Computed pay rates using the $\varepsilon$-greedy strategy

Notice how the algorithm very quickly stops pulling the suboptimal bandits, and only bandits 1 (the optimal, $r = .095$), 5 ($r = .081$), and 7 ($r = .087$) get much play at all, and we spend most of our time playing bandit 1. This is why $\varepsilon$-greedy strategies work so well — they tend to stick with the best paying bandits and only occasionally check that they are the best-paying bandits.

There are other approaches to improve the $\varepsilon$-greedy strategy, such as using an adaptive schedule that shrinks $\varepsilon$ towards zero as we become more confident we’ve found the best-paying bandit.
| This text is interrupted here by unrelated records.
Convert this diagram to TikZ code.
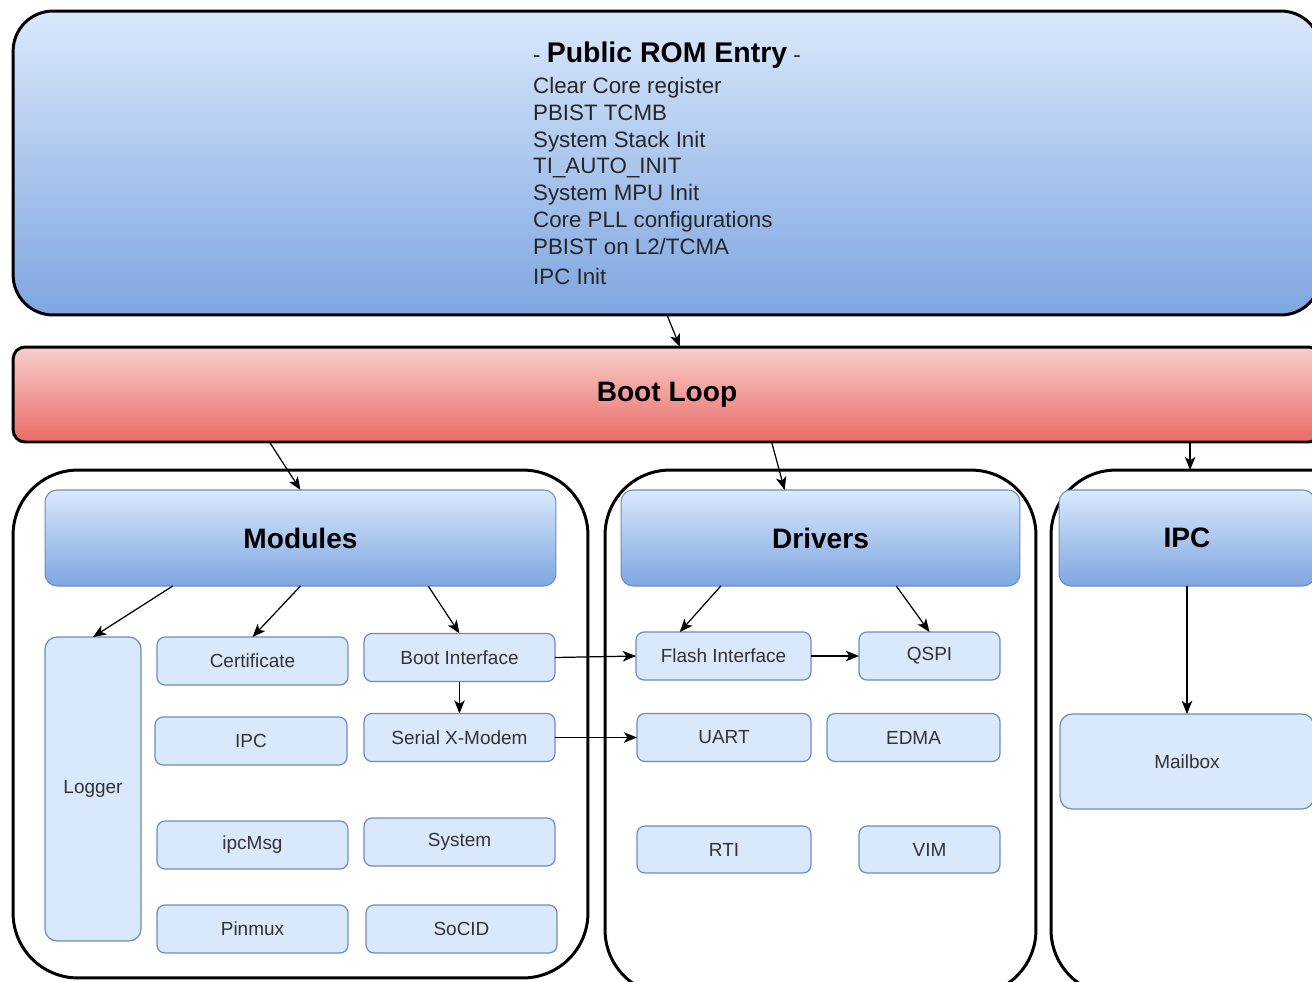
\documentclass[tikz,border=0pt]{standalone}
\usepackage{fontspec}
\setmainfont{Liberation Sans}
\usepackage{tikz}
\usetikzlibrary{arrows.meta,calc}
\usepackage{xcolor}
\definecolor{blueLite}{HTML}{DAE8FC}
\definecolor{blueDark}{HTML}{7EA6E0}
\definecolor{blueLine}{HTML}{6C8EBF}
\definecolor{redLite}{HTML}{F8CECC}
\definecolor{redDark}{HTML}{EA6B66}
\definecolor{txtGray}{HTML}{333333}

\begin{document}
\begin{tikzpicture}[x=0.02cm, y=-0.02cm,
  every node/.style={inner sep=0pt, outer sep=0pt},
  cont/.style={draw=black, line width=1.7pt, rounded corners=1.3cm, fill=white},
  hdr/.style={draw=blueLine, line width=0.6pt, rounded corners=0.24cm, top color=blueLite, bottom color=blueDark, minimum height=1.92cm, font=\fontsize{16}{19}\selectfont\bfseries},
  blk/.style={draw=blueLine, line width=0.7pt, rounded corners=0.16cm, fill=blueLite, minimum height=0.96cm, text=txtGray, font=\fontsize{10.8}{13}\selectfont},
  arr/.style={-{Stealth[length=7.5pt,width=6pt,inset=2pt]}, line width=0.7pt}]
\useasboundingbox (0,0) rectangle (1312,981);
\clip (0,0) rectangle (1312,981);

% === Public ROM entry ===
\node[draw=black, line width=1.7pt, rounded corners=0.8cm, top color=blueLite, bottom color=blueDark,
  minimum width=26.16cm, minimum height=6.08cm, align=left, text=black!85,
  font=\fontsize{12.7}{15.3}\selectfont] (rom) at (667,163)
  {- {\fontsize{16.2}{19}\selectfont\bfseries\color{black}Public ROM Entry} -\\[2.3pt]
   Clear Core register\\
   PBIST TCMB\\
   System Stack Init\\
   TI\_AUTO\_INIT\\
   System MPU Init\\
   Core PLL configurations\\
   PBIST on L2/TCMA\\[1.5pt]
   IPC Init};

% === Boot loop ===
\node[draw=black, line width=1.7pt, rounded corners=0.24cm, top color=redLite, bottom color=redDark,
  minimum width=26.16cm, minimum height=1.9cm, font=\fontsize{16}{19}\selectfont\bfseries] (boot) at (667,394.5) {Boot Loop};

% === Containers ===
\node[cont, minimum width=11.5cm, minimum height=10.16cm] (modc) at (300.5,724) {};
\node[cont, minimum width=8.62cm, minimum height=10.5cm] (drvc) at (820.5,732.5) {};
\node[cont, minimum width=6.58cm, minimum height=10.5cm] (ipcc) at (1215.5,732.5) {};

% === Modules ===
\node[hdr, minimum width=10.22cm] (modh) at (300.5,538) {Modules};
\node[blk, minimum width=1.92cm, minimum height=6.08cm, rounded corners=0.24cm] (logger) at (93,789) {Logger};
\node[blk, minimum width=3.82cm] (cert) at (252.5,661) {Certificate};
\node[blk, minimum width=3.82cm] (bootif) at (459.5,657.5) {Boot Interface};
\node[blk, minimum width=3.84cm] (ipcm) at (251,741) {IPC};
\node[blk, minimum width=3.82cm] (serial) at (459.5,737.5) {Serial X-Modem};
\node[blk, minimum width=3.82cm] (ipcmsg) at (252.5,845) {ipcMsg};
\node[blk, minimum width=3.82cm] (system) at (459.5,842) {System};
\node[blk, minimum width=3.82cm] (pinmux) at (252.5,929) {Pinmux};
\node[blk, minimum width=3.82cm] (socid) at (461.5,929) {SoCID};

% === Drivers ===
\node[hdr, minimum width=7.98cm] (drvh) at (820.5,538) {Drivers};
\node[blk, minimum width=3.5cm] (flash) at (723.5,656) {Flash Interface};
\node[blk, minimum width=2.82cm] (qspi) at (929.5,656) {QSPI};
\node[blk, minimum width=3.48cm] (uart) at (724,737.5) {UART};
\node[blk, minimum width=3.46cm] (edma) at (913.5,737.5) {EDMA};
\node[blk, minimum width=3.48cm, minimum height=0.94cm] (rti) at (724,849.5) {RTI};
\node[blk, minimum width=2.82cm, minimum height=0.94cm] (vim) at (929.5,849.5) {VIM};

% === IPC ===
\node[hdr, minimum width=5.12cm] (ipch) at (1187,538) {IPC};
\node[blk, minimum width=5.08cm, minimum height=1.9cm, rounded corners=0.24cm] (mailbox) at (1187,761.5) {Mailbox};

% === Arrows ===
\draw[arr] (rom.south) -- ($(boot.north)+(13,0)$);
\draw[arr] ($(boot.south west)!0.196!(boot.south east)$) -- (modh.north);
\draw[arr] ($(boot.south west)!0.58!(boot.south east)$) -- ($(drvh.north west)!0.41!(drvh.north east)$);
\coordinate (bipc) at ($(boot.south west)!0.9!(boot.south east)$);
\draw[arr] (bipc) -- (bipc |- ipcc.north);

\draw[arr] ($(modh.south west)!0.25!(modh.south east)$) -- (logger.north);
\draw[arr] (modh.south) -- (cert.north);
\draw[arr] ($(modh.south west)!0.75!(modh.south east)$) -- (bootif.north);
\draw[arr] (bootif.south) -- (serial.north);
\draw[arr] (bootif.east) -- (flash.west);
\draw[arr] (serial.east) -- (uart.west);

\draw[arr] ($(drvh.south west)!0.25!(drvh.south east)$) -- ($(flash.north west)!0.25!(flash.north east)$);
\draw[arr] ($(drvh.south west)!0.69!(drvh.south east)$) -- (qspi.north);
\draw[arr] (flash.east) -- (qspi.west);

\draw[arr] (ipch.south) -- (mailbox.north);
\end{tikzpicture}
\end{document}
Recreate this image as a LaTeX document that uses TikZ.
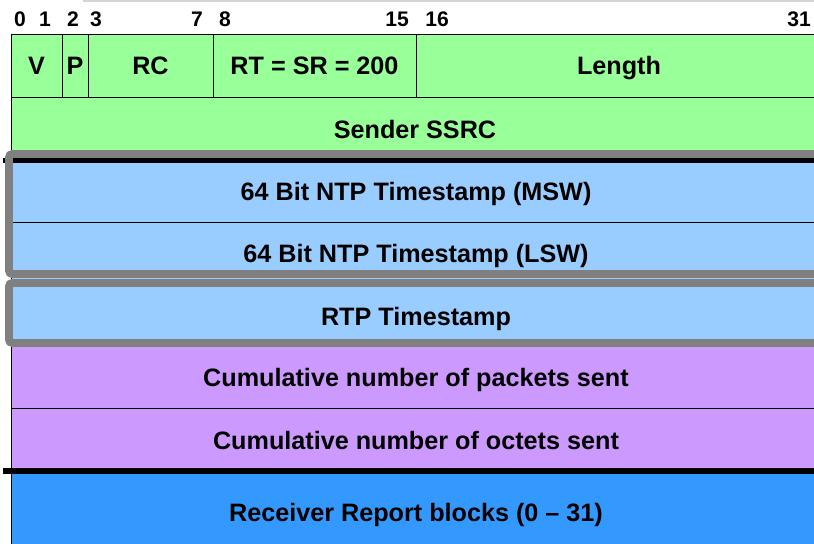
\documentclass[tikz,border=0pt]{standalone}
\usepackage{fontspec}
\setmainfont{Liberation Sans}
\usetikzlibrary{fit}

\definecolor{hdrgreen}{HTML}{99FF99}
\definecolor{ntpblue}{HTML}{99CCFF}
\definecolor{cntpurple}{HTML}{CC99FF}
\definecolor{rrblue}{HTML}{3399FF}
\definecolor{framegray}{HTML}{808080}
\definecolor{topgray}{HTML}{D4D4D4}

\begin{document}
\begin{tikzpicture}[
  x=0.03cm, y=-0.03cm,
  cell/.style={rectangle, draw=black, line width=0.7pt, inner sep=0pt},
  celltext/.style={inner sep=0pt, font=\fontsize{21.5}{25}\selectfont\bfseries, text height=15.4pt, text depth=0pt},
  bitnum/.style={anchor=base, inner sep=0pt, font=\fontsize{18}{22}\selectfont\bfseries},
  sepline/.style={line width=4.3pt, black},
  framebox/.style={rectangle, draw=framegray, line width=6.8pt, rounded corners=3pt, inner sep=0pt},
]
\useasboundingbox (0,0) rectangle (814,544);

% bit numbers
\node[bitnum] (b0) at (20,27) {0};
\node[bitnum] (b1) at (45,27) {1};
\node[bitnum] (b2) at (73,27) {2};
\node[bitnum] (b3) at (96,27) {3};
\node[bitnum] (b7) at (197,27) {7};
\node[bitnum] (b8) at (225,27) {8};
\node[bitnum] (b15) at (397,27) {15};
\node[bitnum] (b16) at (437,27) {16};
\node[bitnum] (b31) at (799,27) {31};

% header word
\node[cell, fill=hdrgreen, fit={(11,34) (62,97)}] (ver) {};
\node[cell, fill=hdrgreen, fit={(62,34) (88,97)}] (pad) {};
\node[cell, fill=hdrgreen, fit={(88,34) (213,97)}] (rc) {};
\node[cell, fill=hdrgreen, fit={(213,34) (416,97)}] (rt) {};
\node[cell, fill=hdrgreen, fit={(416,34) (822,97)}] (len) {};
\node[cell, fill=hdrgreen, fit={(11,97) (822,160)}] (ssrc) {};

% sender info
\node[cell, fill=ntpblue, fit={(11,160) (822,222)}] (msw) {};
\node[cell, fill=ntpblue, fit={(11,222) (822,284)}] (lsw) {};
\node[cell, fill=ntpblue, fit={(11,284) (822,346)}] (rtpts) {};
\node[cell, fill=cntpurple, fit={(11,346) (822,408)}] (pkts) {};
\node[cell, fill=cntpurple, fit={(11,408) (822,470)}] (octs) {};

% report blocks
\node[cell, fill=rrblue, fit={(11,470) (822,554)}] (rr) {};

% field names
\node[celltext] (verl) at (ver) {V};
\node[celltext] (padl) at (pad) {P};
\node[celltext] (rcl) at (rc) {RC};
\node[celltext] (rtl) at (rt) {RT = SR = 200};
\node[celltext] (lenl) at (len.center -| 619,0) {Length};
\node[celltext] (ssrcl) at (415,129) {Sender SSRC};
\node[celltext] (mswl) at (416,191) {64 Bit NTP Timestamp (MSW)};
\node[celltext] (lswl) at (416,253) {64 Bit NTP Timestamp (LSW)};
\node[celltext] (rtptsl) at (416,316) {RTP Timestamp};
\node[celltext] (pktsl) at (416,377) {Cumulative number of packets sent};
\node[celltext] (octsl) at (416,440) {Cumulative number of octets sent};
\node[celltext] (rrl0) at (416,512) {Receiver Report blocks (0 -- 31)};

\coordinate (topl) at (83,1);
\coordinate (topr) at (814,1);
\coordinate (ntpl) at (3,160.5);
\coordinate (ntpr) at (822,160.5);
\coordinate (rrl) at (3,471);
\coordinate (rrr) at (822,471);

\draw[topgray, line width=1.5pt] (topl) -- (topr);
\draw[sepline] (ntpl) -- (ntpr);
\draw[sepline] (rrl) -- (rrr);

% highlight frames
\node[framebox, fit={(9,154) (830,274)}] (ntpframe) {};
\node[framebox, fit={(9,283) (830,343)}] (rtpframe) {};
\end{tikzpicture}
\end{document}
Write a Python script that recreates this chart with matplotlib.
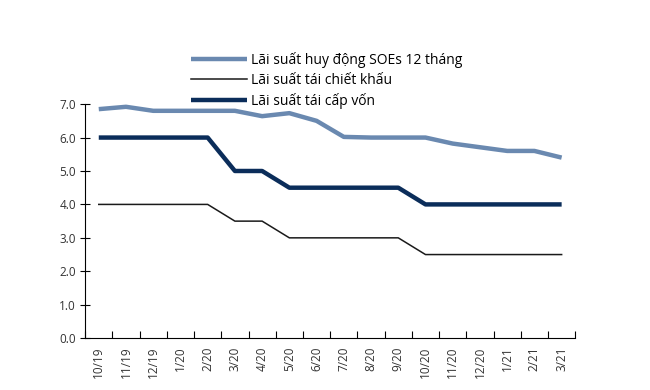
import matplotlib.pyplot as plt
import numpy as np

months = ['10/19', '11/19', '12/19', '1/20', '2/20', '3/20', '4/20', '5/20', '6/20',
          '7/20', '8/20', '9/20', '10/20', '11/20', '12/20', '1/21', '2/21', '3/21']
soe_rate = [6.85, 6.92, 6.8, 6.8, 6.8, 6.8, 6.64, 6.73, 6.5,
            6.02, 6.0, 6.0, 6.0, 5.82, 5.71, 5.6, 5.6, 5.4]
discount_rate = [4.0, 4.0, 4.0, 4.0, 4.0, 3.5, 3.5, 3.0, 3.0,
                 3.0, 3.0, 3.0, 2.5, 2.5, 2.5, 2.5, 2.5, 2.5]
refin_rate = [6.0, 6.0, 6.0, 6.0, 6.0, 5.0, 5.0, 4.5, 4.5,
              4.5, 4.5, 4.5, 4.0, 4.0, 4.0, 4.0, 4.0, 4.0]

plt.rcParams['font.family'] = ['Open Sans', 'DejaVu Sans']

fig = plt.figure(figsize=(6.5, 3.9), dpi=100)
ax = fig.add_axes([0.131, 0.133, 0.754, 0.600])

x = np.arange(len(months)) + 0.5
l1, = ax.plot(x, soe_rate, color='#6A89B0', lw=3.2, solid_capstyle='butt')
l2, = ax.plot(x, discount_rate, color='#1a1a1a', lw=1.1)
l3, = ax.plot(x, refin_rate, color='#0B2D5A', lw=3.2, solid_capstyle='butt')

ax.set_xlim(0, len(months))
ax.set_ylim(0, 7)
ax.set_yticks(np.arange(0, 7.1, 1.0))
ax.set_yticklabels([f'{v:.1f}' for v in np.arange(0, 7.1, 1.0)])
ax.set_xticks(np.arange(0, len(months) + 1))
ax.set_xticklabels([])
ax.set_xticks(x, minor=True)
ax.set_xticklabels(months, minor=True, rotation=90)
ax.tick_params(axis='x', which='major', direction='in', length=5, width=0.8)
ax.tick_params(axis='x', which='minor', length=0, pad=6, labelsize=8.5, labelcolor='#333333')
ax.tick_params(axis='y', direction='inout', length=7, width=0.8, labelsize=8.5,
               labelcolor='#333333', pad=3)

for s in ['top', 'right']:
    ax.spines[s].set_visible(False)
for s in ['left', 'bottom']:
    ax.spines[s].set_linewidth(0.8)

fig.legend([l1, l2, l3],
           ['Lãi suất huy động SOEs 12 tháng', 'Lãi suất tái chiết khấu', 'Lãi suất tái cấp vốn'],
           loc='upper left', bbox_to_anchor=(0.275, 0.9), frameon=False,
           fontsize=10, handlelength=4.0, handletextpad=0.3, labelspacing=0.38)

fig.savefig('out.png', dpi=100)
One way of doing this might be to use figure out from our prior bootstrapping the probability that any of the bandits have a higher payout than the maximum $\overline{r}_i$ from the properties of a normal distribution, and set $\varepsilon$ to that probability. This means that as we get more confident, we reduce our exploration automatically, which removes the need for human intervention or guessing at the best $\varepsilon$ schedule.

Some Last Discussion

In the example we used, we found that the $\varepsilon$-greedy algorithm massively outperformed my own attempt at solving the problem. This was not always the case, and in some instances my dropping approach worked best. In those cases, the bandits were not as clustered in their payout rates as in this case, so it was easy to locate the worst-paying bandits quickly. In both cases, we have to have an initial run of random uniform sampling of the bandits to build up statistics

There’s even more sophisticated approaches to balancing exploration with exploitation, such as Thompson sampling, for example. But that’s it! These are the basic approaches to dealing with the multi-armed bandit problem. There’s a lot of nuance that can go into these optimizations, but the basic idea is to balance exploration with exploitation to make sure you find the maximum possible payout. Once again, the code used to generate these plots is available on GitHub.